As we look beyond 400 years of Baptist life in England, I want to trace five theological footprints which marked early Baptist communities which might still be important as we ‘look beyond the horizon’ and ask what our vision might be.
Reading the Bible
There is a challenge to help churches to engage in reading the Bible. We may have colluded too much with a pulpit-orientated form of church life on the one hand, and an individualistic piety on the other. There are possibilities for imaginative ways of reading the Bible together. In looking at the role of the Bible for Baptists, I suggest that what has been distinctive for Baptists has not been a doctrine of biblical authority but rather a particular way of using the Bible. It is remarkable that in his ‘Short Confession of Faith’ of 1609 John Smyth does not include a clause about scripture. This might have been due to the fact that the document was written in a hurry.
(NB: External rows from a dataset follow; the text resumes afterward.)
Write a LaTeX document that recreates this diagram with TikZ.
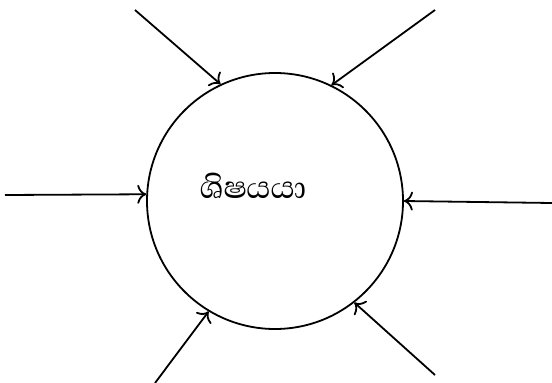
\documentclass[tikz,border=0pt]{standalone}
\usepackage{fontspec}
\newfontfamily\sinhalafont[Script=Sinhala]{Abhaya Libre}
\usetikzlibrary{arrows.meta}
\begin{document}
\begin{tikzpicture}[x=1pt,y=-1pt,
  inarrow/.style={draw, line width=1.8pt, -{To[length=9pt,width=19pt,line width=1.8pt]}}]
\useasboundingbox (0,0) rectangle (552,383);
\node[circle, draw, line width=1.8pt, minimum size=256pt, inner sep=0pt] (c) at (275,201) {};
\node[font=\sinhalafont\fontsize{40}{46}\selectfont] (t) at (253,186) {ශිෂයයා};
\coordinate (s1) at (135,10);
\coordinate (s2) at (435,10);
\coordinate (s3) at (5,195);
\coordinate (s4) at (552,203);
\coordinate (s5) at (155,383);
\coordinate (s6) at (435,375);
\draw[inarrow] (s1) -- (c.115.8);
\draw[inarrow] (s2) -- (c.64.4);
\draw[inarrow] (s3) -- (c.177.4);
\draw[inarrow] (s4) -- (c.-0.9);
\draw[inarrow] (s5) -- (c.239.2);
\draw[inarrow] (s6) -- (c.-52.2);
\end{tikzpicture}
\end{document}
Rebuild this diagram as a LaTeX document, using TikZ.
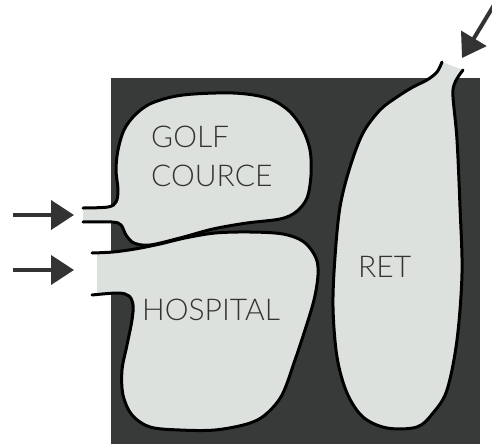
\documentclass[tikz,border=0pt]{standalone}
\usepackage{fontspec}
\IfFontExistsTF{Lato Light}{\setmainfont{Lato Light}}{\setmainfont{Lato}}
\usetikzlibrary{arrows.meta}
\definecolor{darkbg}{HTML}{383A39}
\definecolor{pale}{HTML}{DDE1DE}
\definecolor{ink}{HTML}{333333}
\tikzset{
  outline/.style={draw=black,line width=3pt,line cap=round,line join=round},
  area/.style={fill=pale},
  lbl/.style={text=ink,font=\fontsize{30}{30}\selectfont,inner sep=0pt,anchor=base west},
  flow/.style={draw=ink,line width=4pt,-{Triangle[length=23pt,width=29pt]}}
}
\begin{document}
\begin{tikzpicture}[x=1pt,y=-1pt]
\useasboundingbox (0,0) rectangle (492,444);
\fill[darkbg] (111,78) rectangle (480,444);
% golf course
\def\golf{(83,208) (108,207) (116,202) (118,190) (116,170) (118,150) (124,130) (135,115) (152,103) (183,95) (233,93) (267,98) (288,110) (302,128) (310,150) (311,175) (307,198) (296,212) (280,219) (247,223) (213,229) (180,238) (150,245) (134,243) (126,235) (121,225) (112,222) (83,222)}
\fill[area] plot[smooth,tension=0.55] coordinates {\golf} -- cycle;
\draw[outline] plot[smooth,tension=0.55] coordinates {\golf};
% hospital
\def\hosp{(92,253) (113,252) (135,249) (160,244) (185,238) (215,233) (250,232) (283,234) (304,242) (316,258) (318,275) (314,300) (305,330) (295,360) (282,395) (265,415) (247,424) (215,430) (180,430) (150,427) (132,415) (123,395) (122,370) (127,345) (132,320) (133,305) (129,296) (118,293) (92,295)}
\fill[area] (97,253) -- plot[smooth,tension=0.55] coordinates {\hosp} -- (97,295) -- cycle;
\draw[outline] plot[smooth,tension=0.55] coordinates {\hosp};
% ret
\def\ret{(442,62) (437,72) (427,80) (413,87) (397,97) (380,110) (363,133) (350,167) (340,207) (335,257) (333,307) (337,357) (347,393) (363,417) (387,428) (417,427) (433,413) (447,390) (457,340) (462,273) (460,207) (457,140) (453,97) (454,85) (458,77) (463,70)}
\fill[area] plot[smooth,tension=0.55] coordinates {\ret} -- cycle;
\draw[outline] plot[smooth,tension=0.55] coordinates {\ret};
% labels
\node[lbl] (golf) at (151,147) {GOLF};
\node[lbl] (cource) at (151,186) {COURCE};
\node[lbl] (hospital) at (142,320) {HOSPITAL};
\node[lbl] (retl) at (358,277) {RET};
% arrows
\coordinate (a1s) at (13,215);
\coordinate (a1t) at (74,215);
\coordinate (a2s) at (13,270);
\coordinate (a2t) at (74,270);
\coordinate (a3s) at (494,5);
\coordinate (a3t) at (462,58);
\draw[flow] (a1s) -- (a1t);
\draw[flow] (a2s) -- (a2t);
\draw[flow] (a3s) -- (a3t);
\end{tikzpicture}
\end{document}
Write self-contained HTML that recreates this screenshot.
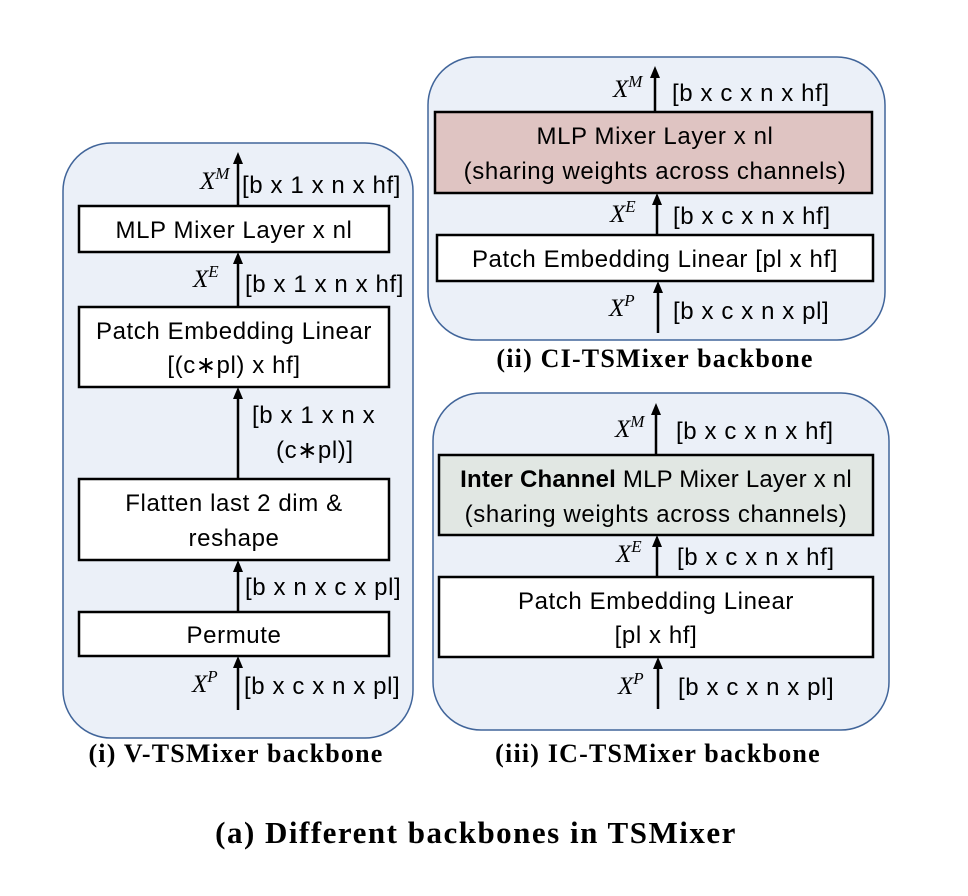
<!DOCTYPE html>
<html><head><meta charset="utf-8"><style>
body{margin:0;background:#fff}
svg{display:block}
.t{font-family:"Liberation Sans",sans-serif;font-size:24px;letter-spacing:0.6px;fill:#000}
.m{font-family:"Liberation Serif",serif;font-style:italic;font-size:25px}
.c{font-family:"Liberation Serif",serif;font-weight:bold;font-size:26px;letter-spacing:1.2px}
.p{fill:#ebf0f8;stroke:#41659a;stroke-width:1.5}
.b{stroke:#000;stroke-width:2.5}
.a{stroke:#000;stroke-width:2.5}
</style></head><body>
<svg width="968" height="896" viewBox="0 0 968 896">

<!-- Panel i -->
<g>
<rect class="p" x="63" y="143" width="350" height="595" rx="48"/>
<line class="a" x1="238" y1="710" x2="238" y2="664"/><polygon points="233,668 238,656 243,668"/>
<text class="m" x="192" y="692">X<tspan font-size="17" dy="-10">P</tspan></text>
<text class="t" x="244" y="694">[b x c x n x pl]</text>
<rect class="b" x="79" y="612" width="310" height="44" fill="#fff"/>
<text class="t" x="234" y="643" text-anchor="middle">Permute</text>
<line class="a" x1="238" y1="612" x2="238" y2="568"/><polygon points="233,572 238,560 243,572"/>
<text class="t" x="245" y="595">[b x n x c x pl]</text>
<rect class="b" x="79" y="479" width="310" height="81" fill="#fff"/>
<text class="t" x="234" y="511" text-anchor="middle">Flatten last 2 dim &amp;</text>
<text class="t" x="234" y="546" text-anchor="middle">reshape</text>
<line class="a" x1="238" y1="479" x2="238" y2="395"/><polygon points="233,399 238,387 243,399"/>
<text class="t" x="252" y="423">[b x 1 x n x</text>
<text class="t" x="276" y="458">(c∗pl)]</text>
<rect class="b" x="79" y="307" width="310" height="80" fill="#fff"/>
<text class="t" x="234" y="339" text-anchor="middle">Patch Embedding Linear</text>
<text class="t" x="234" y="373" text-anchor="middle">[(c∗pl) x hf]</text>
<line class="a" x1="238" y1="307" x2="238" y2="260"/><polygon points="233,264 238,252 243,264"/>
<text class="m" x="193" y="287">X<tspan font-size="17" dy="-10">E</tspan></text>
<text class="t" x="245" y="292">[b x 1 x n x hf]</text>
<rect class="b" x="79" y="206" width="310" height="46" fill="#fff"/>
<text class="t" x="234" y="238" text-anchor="middle">MLP Mixer Layer x nl</text>
<line class="a" x1="238" y1="206" x2="238" y2="160"/><polygon points="233,164 238,152 243,164"/>
<text class="m" x="200" y="189">X<tspan font-size="17" dy="-10">M</tspan></text>
<text class="t" x="242" y="193">[b x 1 x n x hf]</text>
</g>
<text class="c" x="236" y="762" text-anchor="middle">(i) V-TSMixer backbone</text>

<!-- Panel ii -->
<g>
<rect class="p" x="428" y="57" width="457" height="283" rx="48"/>
<line class="a" x1="658" y1="333" x2="658" y2="289"/><polygon points="653,293 658,281 663,293"/>
<text class="m" x="609" y="316">X<tspan font-size="17" dy="-10">P</tspan></text>
<text class="t" x="673" y="319">[b x c x n x pl]</text>
<rect class="b" x="437" y="235" width="436" height="46" fill="#fff"/>
<text class="t" x="655" y="267" text-anchor="middle">Patch Embedding Linear [pl x hf]</text>
<line class="a" x1="657" y1="235" x2="657" y2="201"/><polygon points="652,205 657,193 662,205"/>
<text class="m" x="610" y="222">X<tspan font-size="17" dy="-10">E</tspan></text>
<text class="t" x="673" y="224">[b x c x n x hf]</text>
<rect class="b" x="435" y="112" width="437" height="81" fill="#dfc4c2"/>
<text class="t" x="655" y="144" text-anchor="middle">MLP Mixer Layer x nl</text>
<text class="t" x="655" y="179" text-anchor="middle">(sharing weights across channels)</text>
<line class="a" x1="655" y1="112" x2="655" y2="74"/><polygon points="650,78 655,66 660,78"/>
<text class="m" x="613" y="97">X<tspan font-size="17" dy="-10">M</tspan></text>
<text class="t" x="672" y="101">[b x c x n x hf]</text>
</g>
<text class="c" x="655" y="367" text-anchor="middle">(ii) CI-TSMixer backbone</text>

<!-- Panel iii -->
<g>
<rect class="p" x="433" y="393" width="456" height="337" rx="48"/>
<line class="a" x1="658" y1="709" x2="658" y2="665"/><polygon points="653,669 658,657 663,669"/>
<text class="m" x="618" y="694">X<tspan font-size="17" dy="-10">P</tspan></text>
<text class="t" x="678" y="695">[b x c x n x pl]</text>
<rect class="b" x="439" y="577" width="434" height="80" fill="#fff"/>
<text class="t" x="656" y="609" text-anchor="middle">Patch Embedding Linear</text>
<text class="t" x="656" y="643" text-anchor="middle">[pl x hf]</text>
<line class="a" x1="657" y1="577" x2="657" y2="543"/><polygon points="652,547 657,535 662,547"/>
<text class="m" x="616" y="562">X<tspan font-size="17" dy="-10">E</tspan></text>
<text class="t" x="677" y="565">[b x c x n x hf]</text>
<rect class="b" x="439" y="455" width="434" height="80" fill="#e1e7e3"/>
<text class="t" x="656" y="487" text-anchor="middle" style="letter-spacing:0.2px"><tspan font-weight="bold">Inter Channel</tspan> MLP Mixer Layer x nl</text>
<text class="t" x="656" y="522" text-anchor="middle">(sharing weights across channels)</text>
<line class="a" x1="656" y1="455" x2="656" y2="411"/><polygon points="651,415 656,403 661,415"/>
<text class="m" x="615" y="437">X<tspan font-size="17" dy="-10">M</tspan></text>
<text class="t" x="676" y="439">[b x c x n x hf]</text>
</g>
<text class="c" x="658" y="762" text-anchor="middle">(iii) IC-TSMixer backbone</text>

<text class="c" x="476" y="843" text-anchor="middle" style="font-size:31px;letter-spacing:1.5px">(a) Different backbones in TSMixer</text>
</svg>
</body></html>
Even so, the omission suggests that a doctrinal formulation on the Bible was not at the forefront of Smyth’s mind. What did concern him deeply was how the Bible functioned in practice.
Living the Life
There is an emphasis in Baptist thought, as in Anabaptism, on the new way of life that is to be lived, but what is striking is the strongly Christ-centred framework in which this set. On the question of ‘living the life’, one of my own interests is in how biography can be used to shape our Christian stories today. There is much to explore here.